Chemical process systems, especially multivariable units like distillation columns, face increasing demands for resilient and adaptive control under stochastic disturbances, nonlinear dynamics, and fluctuating operating conditions [1]. With the rise of novel column configurations enabled by process intensification and customized design, many emerging systems are difficult to control using conventional first-principles models due to structural complexity and limited mechanistic insight [2]. Traditional PID controllers, while industry standard, often struggle to maintain optimal performance under such uncertainty [3]. Hybrid machine learning approaches have thus emerged as promising alternatives for control tasks where partial process knowledge exists. In this work, we present a
Bollinger Band-guided, event-driven reinforcement learning (RL) framework tailored for real-time control of a 25-stage distillation column. Drawing inspiration from high-frequency trading strategies, this approach leverages statistical volatility bands—originally used in financial markets—to trigger dynamic setpoint shifts when process variability breaches learned confidence thresholds. We develop a
hybrid control environment using OpenAI Gym and Stable-Baselines3, combining Proximal Policy Optimization (PPO)-based RL with physics-informed process dynamics, variable volatility vapor-liquid equilibrium, and Kalman filtering. Control actions include reflux and boilup ratio adjustments based on dynamic observations of tray compositions and event-based setpoint updates. Comparative simulations under stochastic noise and step disturbances reveal important trade-offs between conventional PID and RL-based controllers. While PID controllers exhibited lower Integral of Absolute Error (IAE) in baseline tracking performance, the proposed RL controller—augmented with Bollinger Band-based event triggers—demonstrated stronger adaptability to dynamic process fluctuations and unforeseen events. Moreover, the RL agent offers a scalable and model-flexible strategy that is particularly useful when controlling novel column configurations where mechanistic knowledge is incomplete. These results underscore the potential of volatility-aware reinforcement learning as a complementary control paradigm rather than a direct replacement of PID strategies in certain process environments. This study not only introduces a novel control paradigm at the intersection of financial modeling and process engineering but also establishes a scalable methodology for volatility-aware, hybrid-learning-driven control in complex or poorly modeled chemical systems. The framework is broadly applicable across industries where data-driven, resilient, and event-sensitive control strategies are vital.
References
[1] C. Kim, M. Shah, A.M. Sahlodin, Design of multi-loop control systems for distillation columns: review of past and recent mathematical tools, Chemical Product and Process Modeling 17(2) (2022) 171-197.

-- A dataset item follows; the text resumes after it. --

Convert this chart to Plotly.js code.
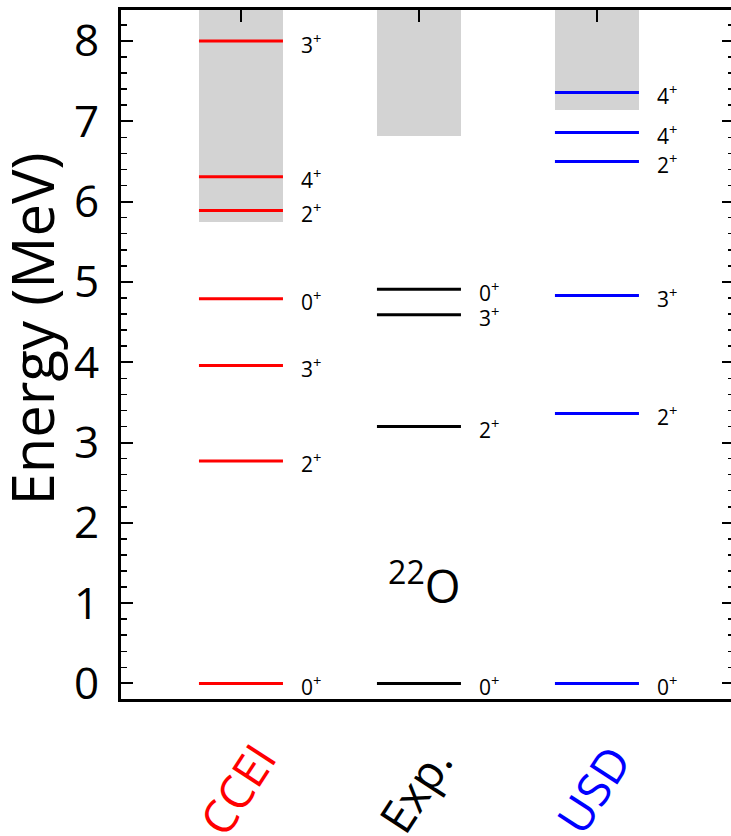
<!DOCTYPE html>
<html><head><meta charset="utf-8">
<script src="https://cdn.plot.ly/plotly-3.0.1.min.js"></script>
<style>html,body{margin:0;padding:0;overflow:hidden;background:#fff}</style>
</head><body><div id="chart" style="width:734px;height:836px"></div>
<script>
// ---- data ----
const models = ["CCEI", "Exp.", "USD"];
const modelColors = ["#ff0000", "#000000", "#0000ff"];
const modelPos = [1, 2, 3];
const cceiEnergies = [0, 2.77, 3.96, 4.79, 5.89, 6.31, 8.00];
const cceiSpins = ["0", "2", "3", "0", "2", "4", "3"];
const expEnergies = [0, 3.20, 4.59, 4.91];
const expSpins = ["0", "2", "3", "0"];
const usdEnergies = [0, 3.36, 4.83, 6.50, 6.86, 7.36];
const usdSpins = ["0", "2", "3", "2", "4", "4"];
const thresholdEnergies = [5.74, 6.82, 7.14];   // bottom of grey continuum regions
const continuumTop = 8.4;
const yTickVals = [0, 1, 2, 3, 4, 5, 6, 7, 8];
const yTitle = "Energy (MeV)";
const nucleusLabel = "<sup>22</sup>O";

// ---- style ----
const FONT = "Open Sans, Noto Sans, DejaVu Sans, sans-serif";
const halfW = 0.236;
const labelGap = 0.327;
const xRange = [0.326, 3.770];
const yRange = [-0.194, 8.386];

const levelSets = [
  {E: cceiEnergies, J: cceiSpins},
  {E: expEnergies, J: expSpins},
  {E: usdEnergies, J: usdSpins}
];

const traces = [];
traces.push({
  type: "bar", x: modelPos, base: thresholdEnergies,
  y: thresholdEnergies.map(t => continuumTop - t),
  width: 2 * halfW, marker: {color: "#d3d3d3", line: {width: 0}},
  hoverinfo: "skip", showlegend: false, xaxis: "x", yaxis: "y"
});
levelSets.forEach((s, i) => {
  const xs = [], ys = [];
  s.E.forEach(e => { xs.push(modelPos[i] - halfW, modelPos[i] + halfW, null); ys.push(e, e, null); });
  traces.push({type: "scatter", mode: "lines", x: xs, y: ys,
    line: {color: modelColors[i], width: 3}, showlegend: false, hoverinfo: "skip",
    xaxis: "x2", yaxis: "y2"});
});

const annotations = [];
levelSets.forEach((s, i) => {
  s.E.forEach((e, k) => {
    annotations.push({x: modelPos[i] + labelGap, y: e, xref: "x", yref: "y",
      text: s.J[k] + "<sup>+</sup>", showarrow: false, xanchor: "left", yanchor: "middle",
      yshift: -2, font: {family: FONT, size: 21, color: "#000"}});
  });
});
models.forEach((m, i) => {
  annotations.push({x: modelPos[i], y: -0.131, xref: "x", yref: "paper", xshift: -4,
    text: m, textangle: -57, showarrow: false, xanchor: "center", yanchor: "middle",
    font: {family: FONT, size: 46, color: modelColors[i]}});
});
annotations.push({x: 2.03, y: 1.25, xref: "x", yref: "y", text: nucleusLabel,
  showarrow: false, xanchor: "center", yanchor: "middle",
  font: {family: FONT, size: 46, color: "#000"}});
annotations.push({x: -0.146, y: 0.537, xref: "paper", yref: "paper", text: yTitle,
  textangle: -90, showarrow: false, xanchor: "center", yanchor: "middle",
  font: {family: FONT, size: 58, color: "#000"}});

const layout = {
  width: 734, height: 836,
  margin: {l: 121, r: 0, t: 10, b: 137},
  paper_bgcolor: "#fff", plot_bgcolor: "#fff",
  showlegend: false, bargap: 0,
  xaxis: {range: xRange, showgrid: false, zeroline: false, showline: true, linewidth: 3,
    linecolor: "#000", mirror: true, ticks: "", showticklabels: false, fixedrange: true},
  xaxis2: {range: xRange, overlaying: "x", side: "top", showgrid: false, zeroline: false,
    showline: false, ticks: "inside", ticklen: 12, tickwidth: 2, tickcolor: "#000",
    tickvals: modelPos, showticklabels: false},
  yaxis: {range: yRange, showgrid: false, zeroline: false, showline: true, linewidth: 3,
    linecolor: "#000", mirror: true, ticks: "inside", ticklen: 12, tickwidth: 2, tickcolor: "#000",
    tickvals: yTickVals, ticktext: yTickVals.map(String), ticklabelstandoff: 10,
    tickfont: {family: FONT, size: 44, color: "#000"},
    minor: {ticks: "inside", dtick: 0.2, ticklen: 6, tickwidth: 1.5, tickcolor: "#000", showgrid: false}},
  yaxis2: {range: yRange, overlaying: "y", side: "right", anchor: "x2", showgrid: false, zeroline: false,
    showline: false, ticks: "inside", ticklen: 12, tickwidth: 2, tickcolor: "#000",
    tickvals: yTickVals, showticklabels: false,
    minor: {ticks: "inside", dtick: 0.2, ticklen: 6, tickwidth: 1.5, tickcolor: "#000", showgrid: false}},
  annotations: annotations
};
Plotly.newPlot("chart", traces, layout, {displayModeBar: false, staticPlot: true});
</script></body></html>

[2] B. Decardi-Nelson, A.S. Alshehri, A. Ajagekar, F. You, Generative AI and process systems engineering: The next frontier, Computers & Chemical Engineering (2024) 108723.
[3] M.A. Ahmad, G. Yoganathan, M.I.M. Rashid, M.R. Hao, M.H. Suid, M.Z.M. Tumari, Improved Smoothed Functional Algorithms-Optimized PID Controller for Efficient Speed Regulation of Wind Turbines, IEEE Transactions on Industry Applications (2025) 1-15.